The New Year begins on 01/01, it is the milestone most of us use to chronicle our lives. This January I found myself still finishing up the last orders of 2018. I spent the first week of the new year shipping orders and finally delivering the large artwork shown above to a client in NJ. Another milestone people use to mark the passage of time is their birthday. For me that date also falls in January, on 01/11. It marked the date I could concentrate on making exciting new work for the upcoming season.
Artists on the show circuit have yet another way of looking at time. The artist’s show season dictates the way we talk about and plan our lives. This year my season kicks off in February with my first appearance at the American Craft Council show in Baltimore, MD. I’ll be exhibiting there from Feb. 21st through the 25th. The first two days are wholesale and then three retail days. Coincidentally, my booth number is 1101.
Goldfinches have been constant guests at my bird feeders this winter and showed up in record numbers during the recent snow. Their less colourful off season plumage is starting to change back to the bright yellows and black we most often associate with this cute little bird. They are quite entertaining to watch and seem to not mind my presence if I remain still.
I recently completed a new felted tile featuring a goldfinch on one of my giant sunflower seed heads. It was one in a series of sunflower tiles that I just finished and posted on my website a few days ago. I’ve done several bird tiles but this was my first goldfinch. Based on the immediate success of this first finch tile, I will be making more. Within hours of posting it on my website it was sold to one of my collectors! She is enjoying this little ray of sunshine now.

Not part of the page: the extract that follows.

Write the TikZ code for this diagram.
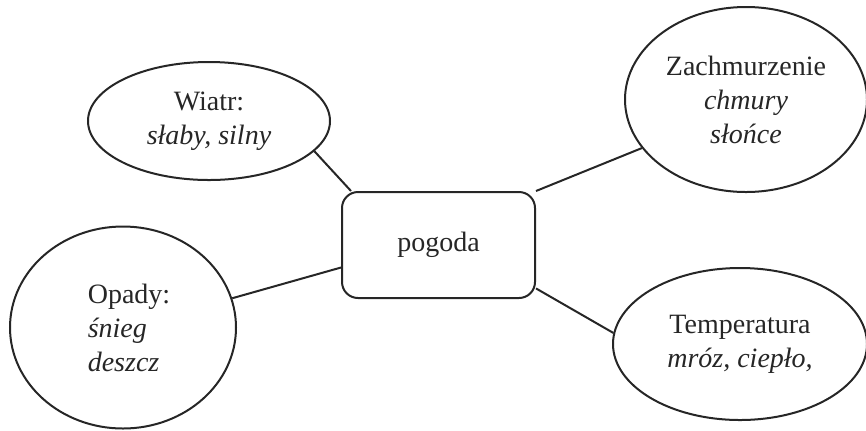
\documentclass[tikz,border=0pt]{standalone}
\usepackage{fontspec}
\setmainfont{Liberation Serif}
\usetikzlibrary{shapes.geometric}

\begin{document}
\begin{tikzpicture}[x=0.5pt,y=-0.5pt,line width=1pt,
  every node/.style={font=\fontsize{14}{17}\selectfont,text=black!85},
  topic/.style={shape=ellipse,draw=black!85,inner sep=0pt}]
  \useasboundingbox (0,0) rectangle (866,430);

  \node[shape=rectangle,rounded corners=8pt,draw=black!85,minimum width=96.5pt,minimum height=53pt] (pogoda) at (438.5,245) {pogoda};
  \node[topic,minimum width=121pt,minimum height=59pt,align=center] (wiatr) at (209,121) {Wiatr:\\ \textit{słaby, silny}};
  \node[topic,minimum width=121pt,minimum height=92.5pt,align=center] (zachmurzenie) at (746,99.5) {Zachmurzenie\\ \textit{chmury}\\ \textit{słońce}};
  \node[topic,minimum width=113pt,minimum height=101pt,align=left] (opady) at (123,327.5) {\hspace*{6pt}Opady:\\ \hspace*{6pt}\textit{śnieg}\\ \hspace*{6pt}\textit{deszcz}};
  \node[topic,minimum width=127pt,minimum height=76pt,align=center] (temperatura) at (740,344) {Temperatura\\ \textit{mróz, ciepło,}};

  \draw[black!85] (wiatr.-16) -- ([xshift=5pt]pogoda.north west);
  \draw[black!85] (zachmurzenie.205) -- (pogoda.north east);
  \draw[black!85] (opady.15) -- (pogoda.193);
  \draw[black!85] (temperatura.175) -- (pogoda.-24);
\end{tikzpicture}
\end{document}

My “canvas” for the hand felted wall hangings I create is made of the same material I use for creating the design, that is, wool. I make these “canvases” several at a time so that I can work on designs in succession.
To make a ” canvas”, I measure out a certain weight of wool so that I know each canvas will be of uniform density. I use a very precise scale which can handle the needs of weighing wool.
With the measured amount of wool secured, I can then needle felt the wool into the shape and density I need. Not too many artists make their own “canvases,” but for me it’s all part of the creative process.